WHAT YOU SHOULD DO
Retype exactly the lines from the first one through the line with "e=document.createElementNS(NS,t);for(const k in", including both ends; skip any pictures.

RECORDED INFORMATION
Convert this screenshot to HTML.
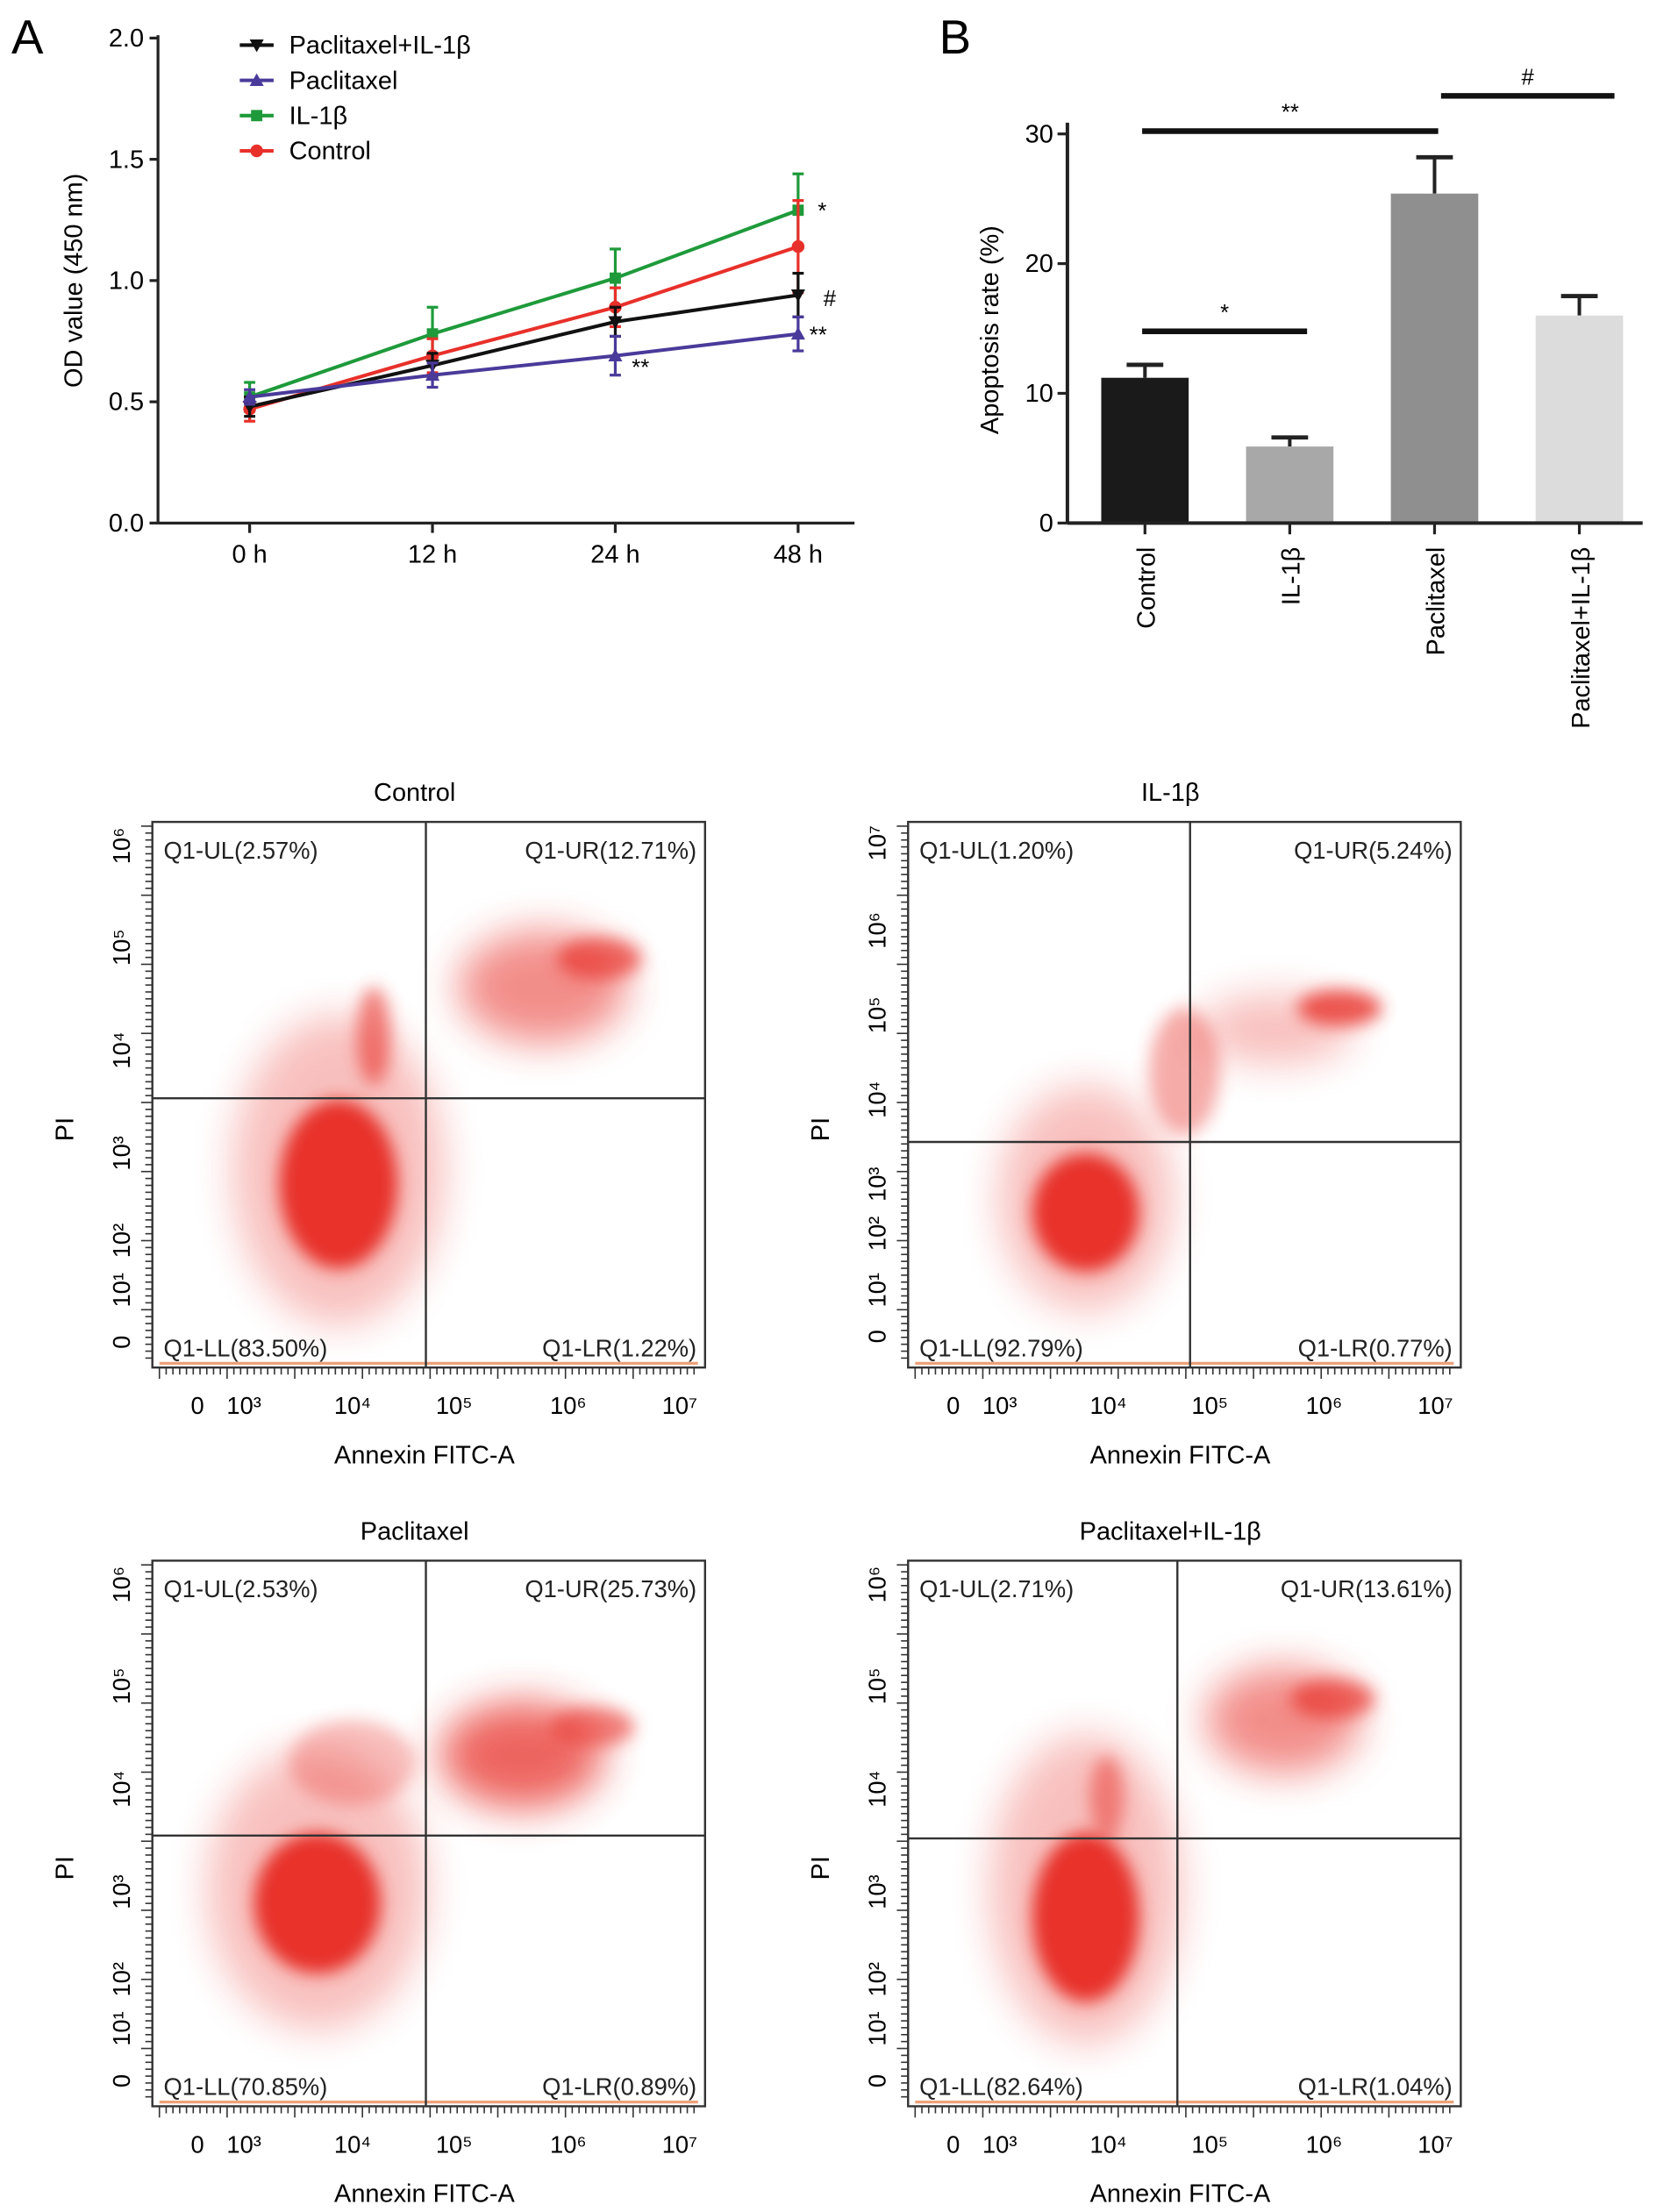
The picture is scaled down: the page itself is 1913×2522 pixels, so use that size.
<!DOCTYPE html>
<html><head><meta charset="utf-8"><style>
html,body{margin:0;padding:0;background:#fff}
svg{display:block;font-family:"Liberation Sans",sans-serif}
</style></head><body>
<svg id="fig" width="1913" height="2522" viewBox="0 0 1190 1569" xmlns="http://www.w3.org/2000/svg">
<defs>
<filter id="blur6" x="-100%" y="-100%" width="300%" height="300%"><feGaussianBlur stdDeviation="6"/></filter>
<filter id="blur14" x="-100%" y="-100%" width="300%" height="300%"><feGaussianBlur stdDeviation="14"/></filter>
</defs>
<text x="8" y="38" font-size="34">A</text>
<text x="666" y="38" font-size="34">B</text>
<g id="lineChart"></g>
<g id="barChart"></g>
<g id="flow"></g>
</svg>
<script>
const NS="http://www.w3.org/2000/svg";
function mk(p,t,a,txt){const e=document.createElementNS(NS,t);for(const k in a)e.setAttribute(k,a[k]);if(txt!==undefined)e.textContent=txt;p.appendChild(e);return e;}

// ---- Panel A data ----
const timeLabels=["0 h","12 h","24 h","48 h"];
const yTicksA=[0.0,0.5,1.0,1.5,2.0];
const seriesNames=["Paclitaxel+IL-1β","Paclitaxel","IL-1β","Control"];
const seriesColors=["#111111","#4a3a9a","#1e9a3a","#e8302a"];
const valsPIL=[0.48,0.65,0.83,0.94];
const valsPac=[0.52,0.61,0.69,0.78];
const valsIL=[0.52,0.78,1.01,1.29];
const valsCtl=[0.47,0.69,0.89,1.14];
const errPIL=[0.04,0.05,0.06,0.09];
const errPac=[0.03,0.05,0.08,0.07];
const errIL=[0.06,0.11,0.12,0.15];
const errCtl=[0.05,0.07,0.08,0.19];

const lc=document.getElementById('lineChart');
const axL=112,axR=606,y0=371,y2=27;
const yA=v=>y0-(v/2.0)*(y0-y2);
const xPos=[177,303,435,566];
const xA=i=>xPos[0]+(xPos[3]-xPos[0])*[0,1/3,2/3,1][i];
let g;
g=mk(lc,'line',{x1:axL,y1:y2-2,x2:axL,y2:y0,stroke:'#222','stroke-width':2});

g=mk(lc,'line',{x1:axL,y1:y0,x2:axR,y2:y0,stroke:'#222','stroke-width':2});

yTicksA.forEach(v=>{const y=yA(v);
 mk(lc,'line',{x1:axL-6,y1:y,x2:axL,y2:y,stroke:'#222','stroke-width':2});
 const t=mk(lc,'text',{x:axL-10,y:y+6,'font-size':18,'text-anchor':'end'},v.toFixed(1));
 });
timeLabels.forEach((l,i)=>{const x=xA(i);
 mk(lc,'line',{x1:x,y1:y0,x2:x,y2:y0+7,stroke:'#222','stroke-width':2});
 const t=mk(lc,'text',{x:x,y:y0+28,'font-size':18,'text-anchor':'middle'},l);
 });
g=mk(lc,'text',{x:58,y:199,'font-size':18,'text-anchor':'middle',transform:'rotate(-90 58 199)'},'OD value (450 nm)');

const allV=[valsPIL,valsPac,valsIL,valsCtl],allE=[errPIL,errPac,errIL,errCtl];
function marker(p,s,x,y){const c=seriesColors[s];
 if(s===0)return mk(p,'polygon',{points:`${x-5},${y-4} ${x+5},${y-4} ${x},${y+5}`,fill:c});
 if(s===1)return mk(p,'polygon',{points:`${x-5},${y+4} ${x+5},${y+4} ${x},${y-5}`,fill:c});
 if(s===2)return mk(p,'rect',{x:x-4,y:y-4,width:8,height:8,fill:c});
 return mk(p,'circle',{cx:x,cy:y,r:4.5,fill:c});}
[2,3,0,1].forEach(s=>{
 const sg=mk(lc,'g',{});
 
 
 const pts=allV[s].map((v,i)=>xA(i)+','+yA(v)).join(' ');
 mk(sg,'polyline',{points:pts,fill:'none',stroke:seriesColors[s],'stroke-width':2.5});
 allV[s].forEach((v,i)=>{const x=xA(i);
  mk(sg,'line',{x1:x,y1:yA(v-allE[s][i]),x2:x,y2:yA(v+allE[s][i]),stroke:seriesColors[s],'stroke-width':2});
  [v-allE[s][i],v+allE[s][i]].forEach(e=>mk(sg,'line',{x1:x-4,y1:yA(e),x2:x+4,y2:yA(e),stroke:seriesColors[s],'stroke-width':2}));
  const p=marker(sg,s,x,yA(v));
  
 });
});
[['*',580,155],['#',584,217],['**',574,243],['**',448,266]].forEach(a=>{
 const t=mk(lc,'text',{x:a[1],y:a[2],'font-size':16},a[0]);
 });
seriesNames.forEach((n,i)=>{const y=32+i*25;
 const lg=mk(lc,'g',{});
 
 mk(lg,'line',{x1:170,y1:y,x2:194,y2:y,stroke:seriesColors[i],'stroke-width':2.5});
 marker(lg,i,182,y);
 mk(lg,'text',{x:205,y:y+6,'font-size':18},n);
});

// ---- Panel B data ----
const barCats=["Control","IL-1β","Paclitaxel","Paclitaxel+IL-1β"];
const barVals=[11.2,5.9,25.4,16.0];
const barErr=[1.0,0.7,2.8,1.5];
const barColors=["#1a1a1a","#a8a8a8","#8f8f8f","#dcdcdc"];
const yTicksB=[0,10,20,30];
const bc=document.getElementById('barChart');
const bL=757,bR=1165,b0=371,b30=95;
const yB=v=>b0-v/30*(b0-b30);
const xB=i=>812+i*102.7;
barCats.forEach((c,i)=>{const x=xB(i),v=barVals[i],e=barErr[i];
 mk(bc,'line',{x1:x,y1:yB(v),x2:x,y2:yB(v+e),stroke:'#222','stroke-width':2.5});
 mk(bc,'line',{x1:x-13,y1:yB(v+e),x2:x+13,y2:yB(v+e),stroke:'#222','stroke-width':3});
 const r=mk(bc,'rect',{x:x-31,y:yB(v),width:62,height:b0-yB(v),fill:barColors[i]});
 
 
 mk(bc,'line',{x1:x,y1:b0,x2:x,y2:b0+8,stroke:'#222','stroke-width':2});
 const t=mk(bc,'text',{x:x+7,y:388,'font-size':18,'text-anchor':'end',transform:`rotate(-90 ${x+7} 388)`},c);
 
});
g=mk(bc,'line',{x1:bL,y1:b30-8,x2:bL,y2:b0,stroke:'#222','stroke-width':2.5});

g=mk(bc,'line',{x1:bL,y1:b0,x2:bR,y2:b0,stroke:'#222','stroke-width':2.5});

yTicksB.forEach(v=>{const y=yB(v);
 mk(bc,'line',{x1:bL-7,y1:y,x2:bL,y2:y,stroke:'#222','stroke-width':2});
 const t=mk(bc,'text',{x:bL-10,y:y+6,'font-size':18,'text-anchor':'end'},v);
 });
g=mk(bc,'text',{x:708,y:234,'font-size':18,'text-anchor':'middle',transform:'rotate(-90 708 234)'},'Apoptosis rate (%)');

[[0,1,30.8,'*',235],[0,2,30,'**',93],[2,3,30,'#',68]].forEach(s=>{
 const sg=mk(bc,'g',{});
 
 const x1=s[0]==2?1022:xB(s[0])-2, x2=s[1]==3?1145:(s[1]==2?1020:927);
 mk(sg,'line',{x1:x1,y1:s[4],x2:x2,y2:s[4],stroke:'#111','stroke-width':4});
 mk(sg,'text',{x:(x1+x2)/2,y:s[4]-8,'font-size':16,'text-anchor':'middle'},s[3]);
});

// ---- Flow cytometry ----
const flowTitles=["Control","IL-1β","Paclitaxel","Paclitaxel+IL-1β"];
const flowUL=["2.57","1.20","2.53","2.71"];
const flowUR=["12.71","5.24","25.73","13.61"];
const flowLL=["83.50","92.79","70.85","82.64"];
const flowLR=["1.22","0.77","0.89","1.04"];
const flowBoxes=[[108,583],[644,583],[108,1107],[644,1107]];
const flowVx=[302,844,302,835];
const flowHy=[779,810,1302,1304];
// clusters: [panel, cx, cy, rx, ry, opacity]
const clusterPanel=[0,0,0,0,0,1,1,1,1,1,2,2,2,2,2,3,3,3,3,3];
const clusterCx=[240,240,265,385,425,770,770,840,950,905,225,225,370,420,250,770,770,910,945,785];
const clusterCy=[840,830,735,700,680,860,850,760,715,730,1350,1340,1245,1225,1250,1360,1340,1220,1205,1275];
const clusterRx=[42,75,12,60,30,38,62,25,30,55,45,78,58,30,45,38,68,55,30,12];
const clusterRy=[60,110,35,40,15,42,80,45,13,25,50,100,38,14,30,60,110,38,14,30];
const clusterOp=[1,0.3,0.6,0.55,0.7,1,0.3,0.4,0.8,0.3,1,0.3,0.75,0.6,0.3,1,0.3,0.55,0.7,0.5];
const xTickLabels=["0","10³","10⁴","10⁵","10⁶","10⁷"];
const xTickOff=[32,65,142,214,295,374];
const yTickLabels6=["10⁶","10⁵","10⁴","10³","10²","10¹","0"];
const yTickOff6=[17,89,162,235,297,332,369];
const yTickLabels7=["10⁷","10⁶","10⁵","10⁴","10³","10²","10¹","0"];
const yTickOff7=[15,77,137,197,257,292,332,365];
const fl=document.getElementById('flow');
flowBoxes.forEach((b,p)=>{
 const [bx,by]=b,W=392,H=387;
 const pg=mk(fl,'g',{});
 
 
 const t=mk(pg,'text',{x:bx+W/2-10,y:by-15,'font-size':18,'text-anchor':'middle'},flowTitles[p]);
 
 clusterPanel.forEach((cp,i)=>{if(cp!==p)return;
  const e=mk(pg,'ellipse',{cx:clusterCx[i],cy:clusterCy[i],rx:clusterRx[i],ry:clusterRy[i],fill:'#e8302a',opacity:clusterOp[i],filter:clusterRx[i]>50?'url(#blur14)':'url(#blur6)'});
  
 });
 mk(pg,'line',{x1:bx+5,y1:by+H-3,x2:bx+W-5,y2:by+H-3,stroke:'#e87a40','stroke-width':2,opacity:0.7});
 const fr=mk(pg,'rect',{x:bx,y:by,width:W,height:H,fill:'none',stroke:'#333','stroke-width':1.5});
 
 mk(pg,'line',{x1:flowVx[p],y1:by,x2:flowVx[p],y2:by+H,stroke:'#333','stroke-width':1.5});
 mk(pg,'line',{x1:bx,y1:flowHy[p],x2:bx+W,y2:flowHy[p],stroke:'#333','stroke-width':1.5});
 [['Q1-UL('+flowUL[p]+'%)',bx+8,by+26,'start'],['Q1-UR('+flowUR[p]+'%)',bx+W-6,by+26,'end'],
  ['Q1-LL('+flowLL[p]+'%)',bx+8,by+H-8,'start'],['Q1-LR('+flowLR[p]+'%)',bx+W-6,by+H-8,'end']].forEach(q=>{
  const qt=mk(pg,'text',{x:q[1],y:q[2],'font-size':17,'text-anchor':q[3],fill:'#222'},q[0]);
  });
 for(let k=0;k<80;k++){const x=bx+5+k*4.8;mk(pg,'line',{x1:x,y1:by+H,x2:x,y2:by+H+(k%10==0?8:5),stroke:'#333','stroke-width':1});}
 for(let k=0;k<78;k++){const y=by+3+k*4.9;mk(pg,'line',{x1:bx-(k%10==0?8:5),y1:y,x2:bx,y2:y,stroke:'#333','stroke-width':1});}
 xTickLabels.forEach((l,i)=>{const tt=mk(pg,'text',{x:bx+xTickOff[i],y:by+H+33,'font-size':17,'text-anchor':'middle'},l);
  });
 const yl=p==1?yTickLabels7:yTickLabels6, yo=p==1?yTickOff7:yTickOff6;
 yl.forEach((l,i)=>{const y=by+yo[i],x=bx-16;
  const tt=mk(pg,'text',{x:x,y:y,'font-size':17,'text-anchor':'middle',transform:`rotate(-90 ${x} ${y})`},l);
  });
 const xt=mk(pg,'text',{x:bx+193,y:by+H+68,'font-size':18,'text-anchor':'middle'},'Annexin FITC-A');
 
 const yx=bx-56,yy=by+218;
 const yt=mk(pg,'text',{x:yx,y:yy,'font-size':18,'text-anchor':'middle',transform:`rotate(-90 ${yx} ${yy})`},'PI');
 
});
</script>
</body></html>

TASK SOLUTION
Convert this screenshot to HTML.
The picture is scaled down: the page itself is 1913×2522 pixels, so use that size.
<!DOCTYPE html>
<html><head><meta charset="utf-8"><style>
html,body{margin:0;padding:0;background:#fff}
svg{display:block;font-family:"Liberation Sans",sans-serif}
</style></head><body>
<svg id="fig" width="1913" height="2522" viewBox="0 0 1190 1569" xmlns="http://www.w3.org/2000/svg">
<defs>
<filter id="blur6" x="-100%" y="-100%" width="300%" height="300%"><feGaussianBlur stdDeviation="6"/></filter>
<filter id="blur14" x="-100%" y="-100%" width="300%" height="300%"><feGaussianBlur stdDeviation="14"/></filter>
</defs>
<text x="8" y="38" font-size="34">A</text>
<text x="666" y="38" font-size="34">B</text>
<g id="lineChart"></g>
<g id="barChart"></g>
<g id="flow"></g>
</svg>
<script>
const NS="http://www.w3.org/2000/svg";
function mk(p,t,a,txt){const e=document.createElementNS(NS,t);for(const k in a)e.setAttribute(k,a[k]);if(txt!==undefined)e.textContent=txt;p.appendChild(e);return e;}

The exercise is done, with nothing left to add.